Both the National Archives and all federal agencies now increasingly are confronting the prospect of needing to search vast amounts of e-mail and other electronic records in connection with access demands coming from all quarters. In the case of the National Archives, it is the legal repository to date of over 500 million presidential emails from past Administrations, accumulated to date between the Reagan and the Obama Administrations.
The most recent controversy has involved the scope of a search to be conducted for Judge Brett Kavanaugh’s records, as created or received by him during his tenure in the George W. Bush Administration. The headlines concerning the document review necessary to be conducted serves to illuminate the larger issue NARA (and all of government) faces, namely: being without adequate tools consisting of advanced search methods employing what has come to be known in the legal community as “technology assisted review” (a type of machine learning).

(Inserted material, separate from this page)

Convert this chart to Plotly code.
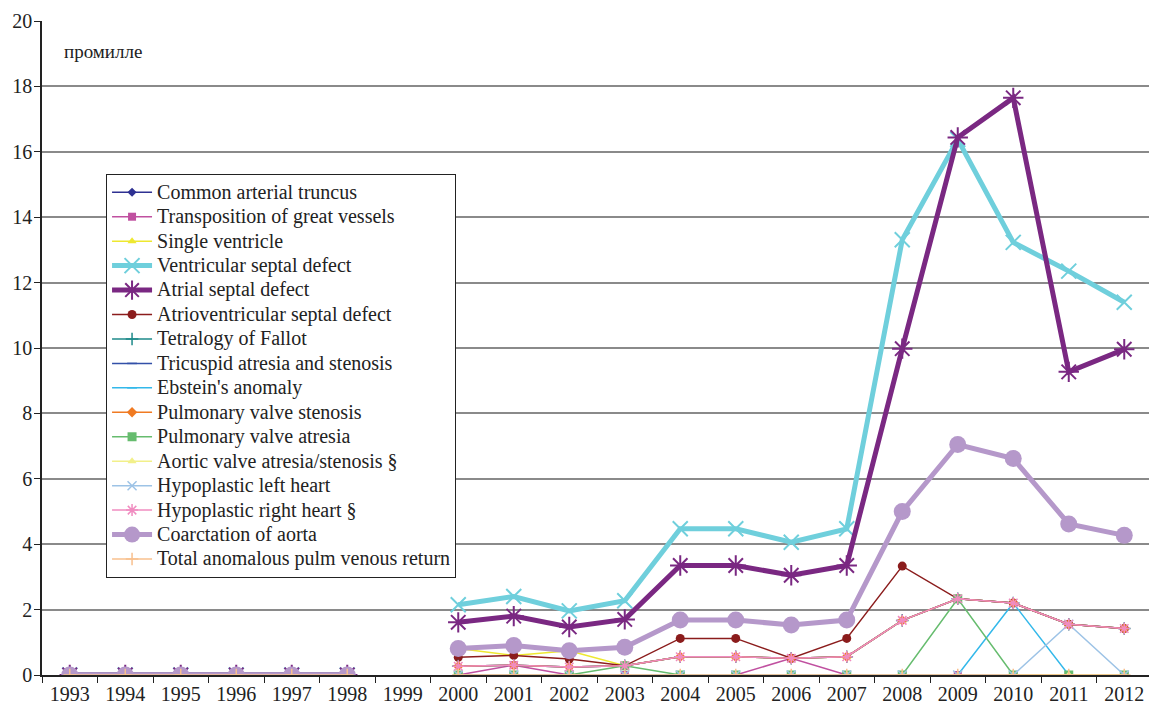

NARA candidly has acknowledged the steep challenge it faces in responding to Congressional demands for electronic records. In a letter dated August 2, 2018, sent by NARA’s General Counsel to the US Senate Judiciary Committee, NARA informed the Committee that just with respect to records requested by the Majority, the request includes an estimated 900,000 pages of emails with attachments—dwarfing all prior requests for records of past Supreme Court nominees. NARA estimates that it would take until October to process this request, substantially after the scheduled hearings on the nomination.
The access issue is multiplied hundreds of fold in scope when one considers that across the entirety of the federal government, FOIA officers and lawyers are without advanced search software necessary to perform highly efficient and timely searches in response to access demands from the public. With the unfolding implementation of the total email archiving policy known as “Capstone,” repositories of email totaling in the many millions (if not tens or hundreds of millions) will be accumulating in Capstone accounts, and required to be searched under FOIA. Without machine learning tools applied to the search function, agencies will be finding them overwhelmed by the number of potentially “false positive” hits they are finding in e-mail that they need to search through to cull out truly relevant records in response to FOIA requests and litigation demands. (Not to mention missing the “false negative” documents that are truly responsive even if lacking the chosen “keyword”).
The public deserves better than continued reliance on search techniques that are 10 to 20 years old, especially on matters of crucial public importance such as the selection of the next Supreme Court justice.
Jason R. Baron is an internationally recognized speaker and author on the preservation of electronic documents. Jason previously served as the first appointed Director of Litigation for the U.S. National Archives and Records Administration, and as a trial lawyer and senior counsel at the Department of Justice. In those roles, Jason played a leading role in the government’s adoption of electronic recordkeeping practices and acted as lead counsel in landmark cases involving the preservation of White House email. As an adjunct professor in the College of Information Studies, Jason co-taught with Prof. Doug Oard the first e-discovery course for PhD and Masters candidates in the United States.
Jason was prominently featured in the documentary The Decade of Discovery(2014), which tells the story of a government lawyer seeking a better way to search for White House email. The American Lawyer magazine named him one of six “e-discovery trailblazers” in its 2013 issue devoted to “The Top 50 Big Law Innovators of the Last 50 Years.” Jason has appeared on CNN, NBC Nightly News,Good Morning America, The Last Word With Lawrence O’Donnell, NPR’s All Things Considered, and has been quoted in The New York Times, The Washington Post,TIME Magazine, and numerous other media outlets.